## Entries with chart source code

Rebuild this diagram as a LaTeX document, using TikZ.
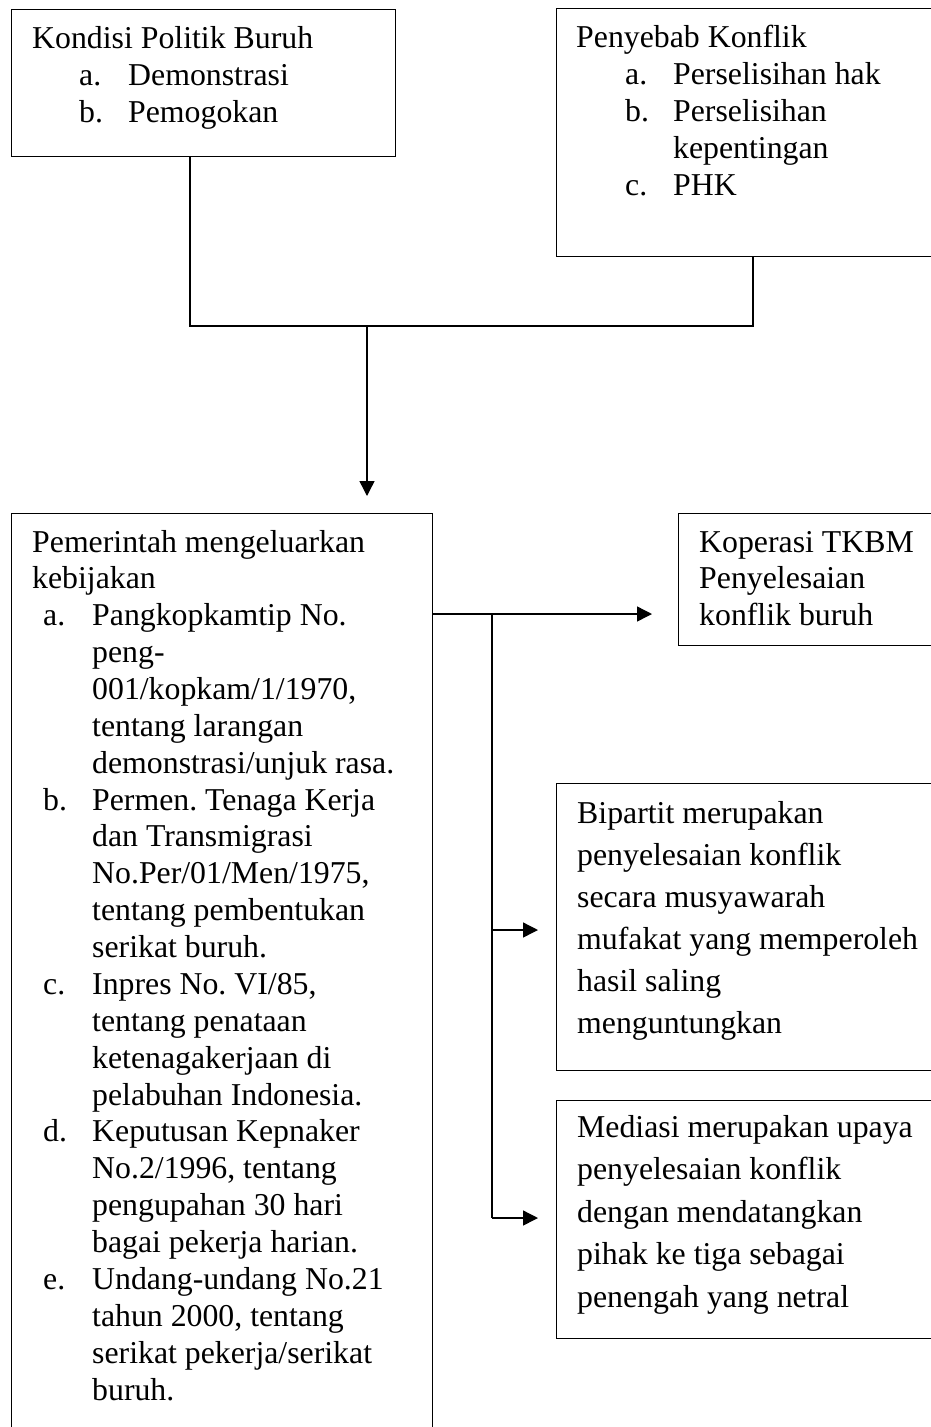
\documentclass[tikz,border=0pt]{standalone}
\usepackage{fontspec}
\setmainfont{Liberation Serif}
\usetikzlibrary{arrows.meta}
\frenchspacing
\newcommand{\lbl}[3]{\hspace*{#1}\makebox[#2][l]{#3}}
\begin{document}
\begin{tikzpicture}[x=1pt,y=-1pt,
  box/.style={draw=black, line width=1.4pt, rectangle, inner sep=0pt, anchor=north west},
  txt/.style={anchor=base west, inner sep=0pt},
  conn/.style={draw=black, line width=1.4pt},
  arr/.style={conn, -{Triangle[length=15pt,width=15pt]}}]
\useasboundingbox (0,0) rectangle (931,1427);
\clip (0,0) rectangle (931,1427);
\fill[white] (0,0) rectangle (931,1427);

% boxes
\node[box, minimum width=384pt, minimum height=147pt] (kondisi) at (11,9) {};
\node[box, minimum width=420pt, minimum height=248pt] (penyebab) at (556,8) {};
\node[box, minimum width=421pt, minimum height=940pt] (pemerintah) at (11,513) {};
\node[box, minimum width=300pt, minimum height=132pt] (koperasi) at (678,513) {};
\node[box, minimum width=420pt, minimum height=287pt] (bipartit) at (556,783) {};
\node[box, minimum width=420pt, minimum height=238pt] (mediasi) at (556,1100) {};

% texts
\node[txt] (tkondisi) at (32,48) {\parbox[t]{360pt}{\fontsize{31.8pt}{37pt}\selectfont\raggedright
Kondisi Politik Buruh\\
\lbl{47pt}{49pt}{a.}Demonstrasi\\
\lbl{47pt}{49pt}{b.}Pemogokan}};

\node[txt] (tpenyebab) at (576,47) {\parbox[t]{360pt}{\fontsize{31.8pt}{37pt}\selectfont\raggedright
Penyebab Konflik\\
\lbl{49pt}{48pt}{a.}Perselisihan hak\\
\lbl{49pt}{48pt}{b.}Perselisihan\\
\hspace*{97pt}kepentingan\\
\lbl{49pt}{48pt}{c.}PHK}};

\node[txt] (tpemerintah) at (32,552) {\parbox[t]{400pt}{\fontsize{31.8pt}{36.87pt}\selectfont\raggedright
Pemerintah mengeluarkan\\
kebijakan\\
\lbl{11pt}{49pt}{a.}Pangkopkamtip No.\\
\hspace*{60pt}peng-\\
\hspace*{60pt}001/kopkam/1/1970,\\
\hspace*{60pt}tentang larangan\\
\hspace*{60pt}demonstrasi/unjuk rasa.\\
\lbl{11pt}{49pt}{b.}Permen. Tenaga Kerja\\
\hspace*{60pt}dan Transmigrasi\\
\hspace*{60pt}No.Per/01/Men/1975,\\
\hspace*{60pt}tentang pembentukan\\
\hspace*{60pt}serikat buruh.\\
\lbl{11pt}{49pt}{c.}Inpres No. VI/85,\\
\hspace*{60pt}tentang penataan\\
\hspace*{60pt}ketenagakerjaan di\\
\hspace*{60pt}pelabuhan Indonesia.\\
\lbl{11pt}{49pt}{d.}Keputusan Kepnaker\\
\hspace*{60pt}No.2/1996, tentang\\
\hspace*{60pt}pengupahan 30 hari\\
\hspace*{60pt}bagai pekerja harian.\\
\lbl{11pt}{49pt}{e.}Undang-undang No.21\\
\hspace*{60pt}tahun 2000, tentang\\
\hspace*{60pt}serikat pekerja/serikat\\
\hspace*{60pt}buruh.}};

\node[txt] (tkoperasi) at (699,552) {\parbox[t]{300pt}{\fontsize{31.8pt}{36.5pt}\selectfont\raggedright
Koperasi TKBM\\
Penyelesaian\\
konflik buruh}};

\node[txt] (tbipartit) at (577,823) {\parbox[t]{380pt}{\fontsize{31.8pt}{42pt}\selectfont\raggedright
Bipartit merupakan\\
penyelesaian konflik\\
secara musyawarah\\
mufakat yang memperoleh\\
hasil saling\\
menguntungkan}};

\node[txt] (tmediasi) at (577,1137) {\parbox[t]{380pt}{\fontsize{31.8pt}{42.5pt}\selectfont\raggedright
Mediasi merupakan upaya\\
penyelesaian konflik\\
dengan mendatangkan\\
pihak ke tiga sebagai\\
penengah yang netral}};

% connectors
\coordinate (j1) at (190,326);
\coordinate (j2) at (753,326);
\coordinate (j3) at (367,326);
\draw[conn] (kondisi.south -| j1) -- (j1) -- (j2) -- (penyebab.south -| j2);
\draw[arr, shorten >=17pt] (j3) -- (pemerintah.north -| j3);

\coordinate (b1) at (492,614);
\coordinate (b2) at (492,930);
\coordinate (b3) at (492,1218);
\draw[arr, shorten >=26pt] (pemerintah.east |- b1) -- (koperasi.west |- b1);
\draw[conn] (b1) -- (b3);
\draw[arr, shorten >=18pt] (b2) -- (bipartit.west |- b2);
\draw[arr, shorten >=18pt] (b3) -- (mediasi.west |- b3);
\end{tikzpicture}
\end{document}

==

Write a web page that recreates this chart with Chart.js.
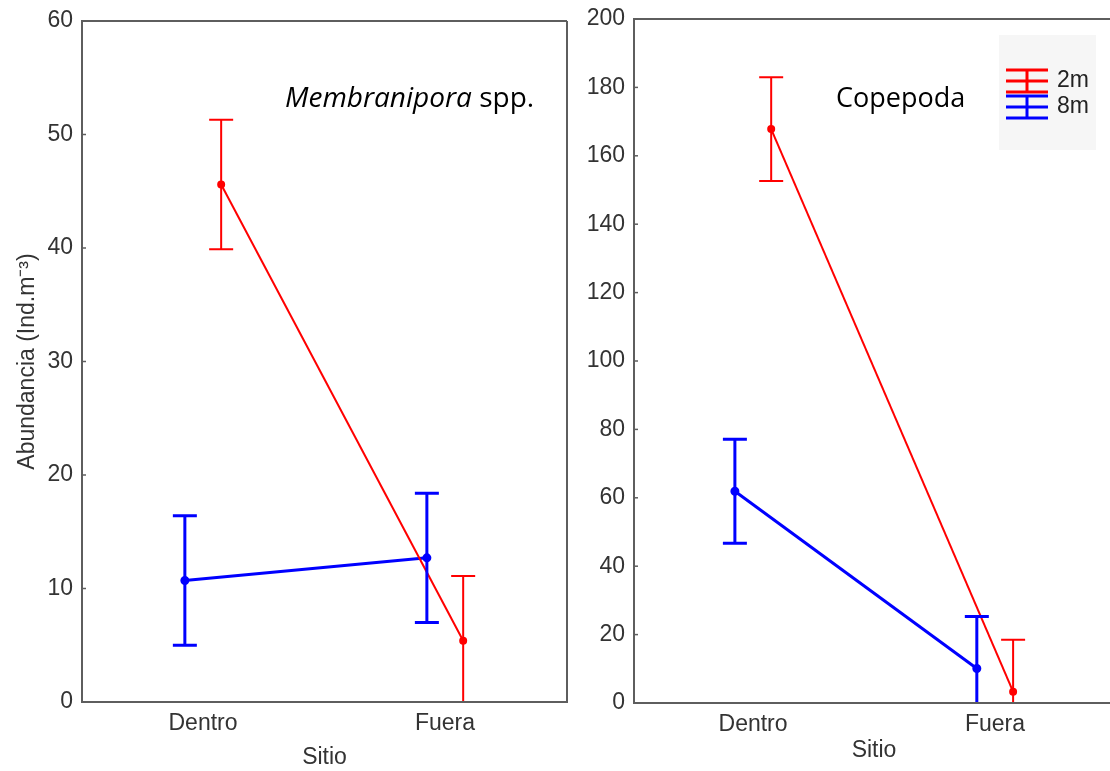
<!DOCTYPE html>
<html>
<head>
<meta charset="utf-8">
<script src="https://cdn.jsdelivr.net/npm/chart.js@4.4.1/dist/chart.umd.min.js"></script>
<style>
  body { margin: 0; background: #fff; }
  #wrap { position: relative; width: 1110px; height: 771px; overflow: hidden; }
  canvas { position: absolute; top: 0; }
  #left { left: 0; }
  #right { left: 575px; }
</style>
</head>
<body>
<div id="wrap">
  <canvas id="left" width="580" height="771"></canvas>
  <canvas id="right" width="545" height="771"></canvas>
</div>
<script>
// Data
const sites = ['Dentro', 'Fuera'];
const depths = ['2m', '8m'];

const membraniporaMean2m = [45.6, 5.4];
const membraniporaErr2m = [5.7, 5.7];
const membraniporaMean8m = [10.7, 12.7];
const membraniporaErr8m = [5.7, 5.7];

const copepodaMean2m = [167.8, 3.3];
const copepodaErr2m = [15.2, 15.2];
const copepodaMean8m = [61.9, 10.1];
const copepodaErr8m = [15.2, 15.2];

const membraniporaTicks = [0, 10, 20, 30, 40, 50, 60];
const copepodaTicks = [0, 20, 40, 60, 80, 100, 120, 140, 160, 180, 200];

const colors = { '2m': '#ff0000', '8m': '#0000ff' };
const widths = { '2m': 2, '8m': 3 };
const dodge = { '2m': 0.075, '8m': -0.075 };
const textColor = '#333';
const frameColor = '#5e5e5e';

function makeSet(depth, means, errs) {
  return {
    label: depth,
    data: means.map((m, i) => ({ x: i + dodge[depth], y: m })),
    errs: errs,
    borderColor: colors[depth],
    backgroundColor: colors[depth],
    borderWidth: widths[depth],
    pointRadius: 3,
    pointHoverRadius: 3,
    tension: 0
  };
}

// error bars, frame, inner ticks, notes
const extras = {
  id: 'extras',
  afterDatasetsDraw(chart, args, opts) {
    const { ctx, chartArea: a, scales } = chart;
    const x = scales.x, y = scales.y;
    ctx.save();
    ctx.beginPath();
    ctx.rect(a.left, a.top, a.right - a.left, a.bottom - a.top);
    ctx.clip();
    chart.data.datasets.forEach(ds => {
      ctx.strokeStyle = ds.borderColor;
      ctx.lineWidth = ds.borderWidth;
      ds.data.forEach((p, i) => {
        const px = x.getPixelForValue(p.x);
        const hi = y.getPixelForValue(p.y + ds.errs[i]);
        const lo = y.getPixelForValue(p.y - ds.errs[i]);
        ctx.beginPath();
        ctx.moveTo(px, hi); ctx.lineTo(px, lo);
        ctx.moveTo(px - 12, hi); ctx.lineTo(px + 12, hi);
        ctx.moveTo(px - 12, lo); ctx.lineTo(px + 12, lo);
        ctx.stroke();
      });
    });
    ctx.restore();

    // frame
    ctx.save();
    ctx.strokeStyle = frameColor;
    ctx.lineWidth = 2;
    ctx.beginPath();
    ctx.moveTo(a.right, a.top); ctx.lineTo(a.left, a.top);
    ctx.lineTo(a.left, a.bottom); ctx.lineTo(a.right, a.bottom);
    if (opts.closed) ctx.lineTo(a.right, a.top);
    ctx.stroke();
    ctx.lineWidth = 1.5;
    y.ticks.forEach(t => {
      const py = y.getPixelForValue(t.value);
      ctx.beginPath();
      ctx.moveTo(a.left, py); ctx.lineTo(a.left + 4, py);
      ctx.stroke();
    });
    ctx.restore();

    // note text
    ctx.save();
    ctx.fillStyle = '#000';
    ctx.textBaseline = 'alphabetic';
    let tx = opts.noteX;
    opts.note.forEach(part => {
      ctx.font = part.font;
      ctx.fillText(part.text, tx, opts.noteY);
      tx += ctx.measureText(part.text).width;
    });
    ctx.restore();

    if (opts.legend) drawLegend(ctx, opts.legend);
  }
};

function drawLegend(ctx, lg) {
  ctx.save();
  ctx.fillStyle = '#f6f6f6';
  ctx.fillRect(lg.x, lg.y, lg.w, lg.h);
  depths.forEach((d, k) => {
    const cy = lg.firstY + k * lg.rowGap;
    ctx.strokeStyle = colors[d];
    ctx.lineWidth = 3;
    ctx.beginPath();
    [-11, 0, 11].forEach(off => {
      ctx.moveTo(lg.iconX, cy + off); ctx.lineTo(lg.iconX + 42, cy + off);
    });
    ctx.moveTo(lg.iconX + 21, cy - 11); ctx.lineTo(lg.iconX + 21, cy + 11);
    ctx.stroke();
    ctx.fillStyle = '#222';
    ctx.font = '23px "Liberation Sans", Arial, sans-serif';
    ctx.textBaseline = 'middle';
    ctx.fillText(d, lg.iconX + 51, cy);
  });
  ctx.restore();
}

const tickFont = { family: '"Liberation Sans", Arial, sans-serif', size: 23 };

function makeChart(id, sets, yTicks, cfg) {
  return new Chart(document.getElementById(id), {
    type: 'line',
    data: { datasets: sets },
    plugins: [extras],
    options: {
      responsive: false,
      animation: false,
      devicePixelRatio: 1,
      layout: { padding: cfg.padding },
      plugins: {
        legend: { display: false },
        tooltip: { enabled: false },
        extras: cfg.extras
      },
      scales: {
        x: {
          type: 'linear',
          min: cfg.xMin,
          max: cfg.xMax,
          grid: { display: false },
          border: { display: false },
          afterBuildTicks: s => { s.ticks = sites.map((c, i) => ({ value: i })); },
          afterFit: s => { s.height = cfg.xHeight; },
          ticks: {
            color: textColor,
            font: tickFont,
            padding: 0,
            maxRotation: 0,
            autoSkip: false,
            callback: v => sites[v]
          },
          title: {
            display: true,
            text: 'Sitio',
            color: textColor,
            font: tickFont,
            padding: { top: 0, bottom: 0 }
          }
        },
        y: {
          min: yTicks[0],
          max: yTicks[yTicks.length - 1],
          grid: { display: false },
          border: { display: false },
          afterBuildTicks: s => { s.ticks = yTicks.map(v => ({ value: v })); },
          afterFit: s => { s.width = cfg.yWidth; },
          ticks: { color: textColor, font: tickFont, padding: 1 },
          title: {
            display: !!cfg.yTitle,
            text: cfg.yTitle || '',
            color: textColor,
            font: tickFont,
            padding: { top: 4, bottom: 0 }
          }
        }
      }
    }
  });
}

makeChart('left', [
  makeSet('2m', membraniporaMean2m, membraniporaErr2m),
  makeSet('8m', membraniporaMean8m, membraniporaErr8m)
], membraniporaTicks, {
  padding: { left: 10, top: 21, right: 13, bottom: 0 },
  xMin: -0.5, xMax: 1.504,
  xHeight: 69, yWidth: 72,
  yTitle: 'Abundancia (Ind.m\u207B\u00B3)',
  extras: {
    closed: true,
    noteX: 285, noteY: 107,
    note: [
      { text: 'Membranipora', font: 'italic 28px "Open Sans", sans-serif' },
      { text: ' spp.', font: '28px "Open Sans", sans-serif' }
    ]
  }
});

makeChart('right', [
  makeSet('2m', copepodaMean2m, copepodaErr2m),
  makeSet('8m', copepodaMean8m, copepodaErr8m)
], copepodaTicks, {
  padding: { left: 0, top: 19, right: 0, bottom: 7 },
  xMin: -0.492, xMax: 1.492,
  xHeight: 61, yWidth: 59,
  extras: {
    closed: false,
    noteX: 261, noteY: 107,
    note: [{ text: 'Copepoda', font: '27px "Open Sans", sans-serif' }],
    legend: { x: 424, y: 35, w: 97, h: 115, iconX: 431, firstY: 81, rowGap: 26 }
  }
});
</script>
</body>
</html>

## Task requirements
From the records above, transcribe exactly the lines starting at the one containing "Rebuild this diagram" and ending at the one containing "width=420pt, minimum height=238pt]". Skip the pictures.

## Result of the task
Rebuild this diagram as a LaTeX document, using TikZ.
\documentclass[tikz,border=0pt]{standalone}
\usepackage{fontspec}
\setmainfont{Liberation Serif}
\usetikzlibrary{arrows.meta}
\frenchspacing
\newcommand{\lbl}[3]{\hspace*{#1}\makebox[#2][l]{#3}}
\begin{document}
\begin{tikzpicture}[x=1pt,y=-1pt,
  box/.style={draw=black, line width=1.4pt, rectangle, inner sep=0pt, anchor=north west},
  txt/.style={anchor=base west, inner sep=0pt},
  conn/.style={draw=black, line width=1.4pt},
  arr/.style={conn, -{Triangle[length=15pt,width=15pt]}}]
\useasboundingbox (0,0) rectangle (931,1427);
\clip (0,0) rectangle (931,1427);
\fill[white] (0,0) rectangle (931,1427);

% boxes
\node[box, minimum width=384pt, minimum height=147pt] (kondisi) at (11,9) {};
\node[box, minimum width=420pt, minimum height=248pt] (penyebab) at (556,8) {};
\node[box, minimum width=421pt, minimum height=940pt] (pemerintah) at (11,513) {};
\node[box, minimum width=300pt, minimum height=132pt] (koperasi) at (678,513) {};
\node[box, minimum width=420pt, minimum height=287pt] (bipartit) at (556,783) {};
\node[box, minimum width=420pt, minimum height=238pt] (mediasi) at (556,1100) {};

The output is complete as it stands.